• JOB: Please write out the lines of the data exactly, beginning with the first and ending with the line containing "return [o, e, (e[0], e[1]"; leave the pictures behind.
* BEGIN RECORDED INFORMATION *
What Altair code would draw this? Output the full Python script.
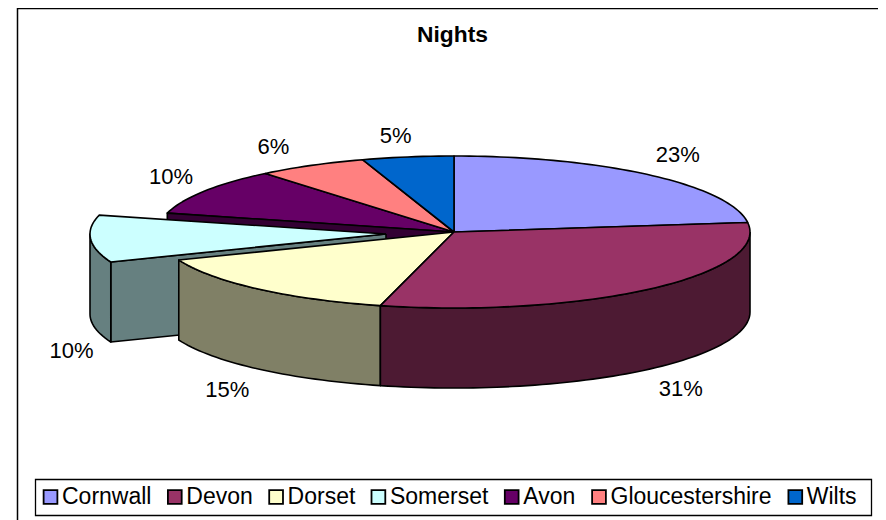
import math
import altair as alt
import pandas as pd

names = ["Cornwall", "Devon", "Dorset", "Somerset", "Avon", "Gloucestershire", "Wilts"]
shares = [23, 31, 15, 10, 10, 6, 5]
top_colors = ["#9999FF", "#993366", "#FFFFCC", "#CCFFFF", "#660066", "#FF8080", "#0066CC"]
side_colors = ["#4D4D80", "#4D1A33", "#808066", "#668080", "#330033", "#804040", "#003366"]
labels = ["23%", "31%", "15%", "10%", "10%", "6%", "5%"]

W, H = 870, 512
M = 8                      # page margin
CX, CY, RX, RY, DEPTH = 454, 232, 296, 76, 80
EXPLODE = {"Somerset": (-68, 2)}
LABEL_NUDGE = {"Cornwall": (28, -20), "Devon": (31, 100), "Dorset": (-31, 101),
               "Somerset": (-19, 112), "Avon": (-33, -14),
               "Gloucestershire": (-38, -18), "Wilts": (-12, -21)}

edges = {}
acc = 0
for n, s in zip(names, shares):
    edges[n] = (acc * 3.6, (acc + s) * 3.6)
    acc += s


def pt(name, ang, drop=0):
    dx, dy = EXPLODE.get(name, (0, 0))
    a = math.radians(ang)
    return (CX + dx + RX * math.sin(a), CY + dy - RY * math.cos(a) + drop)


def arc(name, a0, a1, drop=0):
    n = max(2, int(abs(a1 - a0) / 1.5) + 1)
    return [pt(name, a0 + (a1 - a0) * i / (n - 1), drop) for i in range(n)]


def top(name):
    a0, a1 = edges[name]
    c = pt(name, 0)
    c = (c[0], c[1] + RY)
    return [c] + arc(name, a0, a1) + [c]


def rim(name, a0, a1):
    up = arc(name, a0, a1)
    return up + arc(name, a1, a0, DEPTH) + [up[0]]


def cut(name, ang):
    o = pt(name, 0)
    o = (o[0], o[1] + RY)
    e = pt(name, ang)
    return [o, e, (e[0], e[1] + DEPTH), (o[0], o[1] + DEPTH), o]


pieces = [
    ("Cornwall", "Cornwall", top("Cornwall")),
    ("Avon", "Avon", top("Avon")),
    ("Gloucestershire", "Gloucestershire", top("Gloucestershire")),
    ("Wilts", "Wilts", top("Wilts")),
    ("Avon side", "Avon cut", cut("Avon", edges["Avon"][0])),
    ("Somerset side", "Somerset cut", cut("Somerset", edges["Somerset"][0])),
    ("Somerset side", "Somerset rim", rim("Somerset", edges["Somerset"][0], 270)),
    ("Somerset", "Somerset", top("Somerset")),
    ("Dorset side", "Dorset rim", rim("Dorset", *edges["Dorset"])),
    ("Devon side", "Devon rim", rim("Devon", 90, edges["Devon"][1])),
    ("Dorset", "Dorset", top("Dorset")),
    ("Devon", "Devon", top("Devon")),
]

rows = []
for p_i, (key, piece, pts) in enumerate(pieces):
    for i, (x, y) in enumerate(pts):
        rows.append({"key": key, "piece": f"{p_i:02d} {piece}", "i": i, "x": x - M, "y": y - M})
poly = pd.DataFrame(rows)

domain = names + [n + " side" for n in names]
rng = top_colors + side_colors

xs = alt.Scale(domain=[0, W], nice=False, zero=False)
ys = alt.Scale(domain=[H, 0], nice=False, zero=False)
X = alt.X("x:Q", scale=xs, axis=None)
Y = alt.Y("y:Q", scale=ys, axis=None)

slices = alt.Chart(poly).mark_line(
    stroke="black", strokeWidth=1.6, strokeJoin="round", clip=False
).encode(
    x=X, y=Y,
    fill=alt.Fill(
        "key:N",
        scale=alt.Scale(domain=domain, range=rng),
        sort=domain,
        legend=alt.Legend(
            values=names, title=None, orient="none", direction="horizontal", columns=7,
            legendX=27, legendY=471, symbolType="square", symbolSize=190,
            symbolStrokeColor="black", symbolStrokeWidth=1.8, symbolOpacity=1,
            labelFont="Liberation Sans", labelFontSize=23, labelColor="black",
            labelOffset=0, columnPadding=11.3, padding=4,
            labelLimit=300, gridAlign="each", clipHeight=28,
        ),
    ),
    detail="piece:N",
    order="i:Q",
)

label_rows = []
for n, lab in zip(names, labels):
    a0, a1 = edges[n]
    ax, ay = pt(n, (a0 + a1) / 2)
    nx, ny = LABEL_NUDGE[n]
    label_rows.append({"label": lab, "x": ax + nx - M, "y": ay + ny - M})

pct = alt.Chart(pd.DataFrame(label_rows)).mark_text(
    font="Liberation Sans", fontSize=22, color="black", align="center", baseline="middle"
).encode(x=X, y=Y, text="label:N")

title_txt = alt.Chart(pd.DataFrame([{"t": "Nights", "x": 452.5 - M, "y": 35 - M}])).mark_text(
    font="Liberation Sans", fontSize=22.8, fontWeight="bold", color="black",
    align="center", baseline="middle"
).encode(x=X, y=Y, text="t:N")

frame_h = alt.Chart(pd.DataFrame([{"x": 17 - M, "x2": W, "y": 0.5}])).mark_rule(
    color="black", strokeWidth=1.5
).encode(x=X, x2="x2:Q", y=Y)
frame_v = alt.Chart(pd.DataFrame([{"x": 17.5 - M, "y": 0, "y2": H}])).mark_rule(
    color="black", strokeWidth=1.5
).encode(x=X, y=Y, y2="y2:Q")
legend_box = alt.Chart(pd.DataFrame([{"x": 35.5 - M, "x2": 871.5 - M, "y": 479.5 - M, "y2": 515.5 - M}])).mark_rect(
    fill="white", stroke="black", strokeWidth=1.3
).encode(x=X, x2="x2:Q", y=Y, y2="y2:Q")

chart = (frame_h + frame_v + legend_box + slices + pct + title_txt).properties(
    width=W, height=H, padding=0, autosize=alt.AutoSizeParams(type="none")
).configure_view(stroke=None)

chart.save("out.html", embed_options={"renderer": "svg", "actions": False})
* END RECORDED INFORMATION *
• PROBLEM SOLUTION:
What Altair code would draw this? Output the full Python script.
import math
import altair as alt
import pandas as pd

names = ["Cornwall", "Devon", "Dorset", "Somerset", "Avon", "Gloucestershire", "Wilts"]
shares = [23, 31, 15, 10, 10, 6, 5]
top_colors = ["#9999FF", "#993366", "#FFFFCC", "#CCFFFF", "#660066", "#FF8080", "#0066CC"]
side_colors = ["#4D4D80", "#4D1A33", "#808066", "#668080", "#330033", "#804040", "#003366"]
labels = ["23%", "31%", "15%", "10%", "10%", "6%", "5%"]

W, H = 870, 512
M = 8                      # page margin
CX, CY, RX, RY, DEPTH = 454, 232, 296, 76, 80
EXPLODE = {"Somerset": (-68, 2)}
LABEL_NUDGE = {"Cornwall": (28, -20), "Devon": (31, 100), "Dorset": (-31, 101),
               "Somerset": (-19, 112), "Avon": (-33, -14),
               "Gloucestershire": (-38, -18), "Wilts": (-12, -21)}

edges = {}
acc = 0
for n, s in zip(names, shares):
    edges[n] = (acc * 3.6, (acc + s) * 3.6)
    acc += s


def pt(name, ang, drop=0):
    dx, dy = EXPLODE.get(name, (0, 0))
    a = math.radians(ang)
    return (CX + dx + RX * math.sin(a), CY + dy - RY * math.cos(a) + drop)


def arc(name, a0, a1, drop=0):
    n = max(2, int(abs(a1 - a0) / 1.5) + 1)
    return [pt(name, a0 + (a1 - a0) * i / (n - 1), drop) for i in range(n)]


def top(name):
    a0, a1 = edges[name]
    c = pt(name, 0)
    c = (c[0], c[1] + RY)
    return [c] + arc(name, a0, a1) + [c]


def rim(name, a0, a1):
    up = arc(name, a0, a1)
    return up + arc(name, a1, a0, DEPTH) + [up[0]]


def cut(name, ang):
    o = pt(name, 0)
    o = (o[0], o[1] + RY)
    e = pt(name, ang)
    return [o, e, (e[0], e[1] + DEPTH), (o[0], o[1] + DEPTH), o]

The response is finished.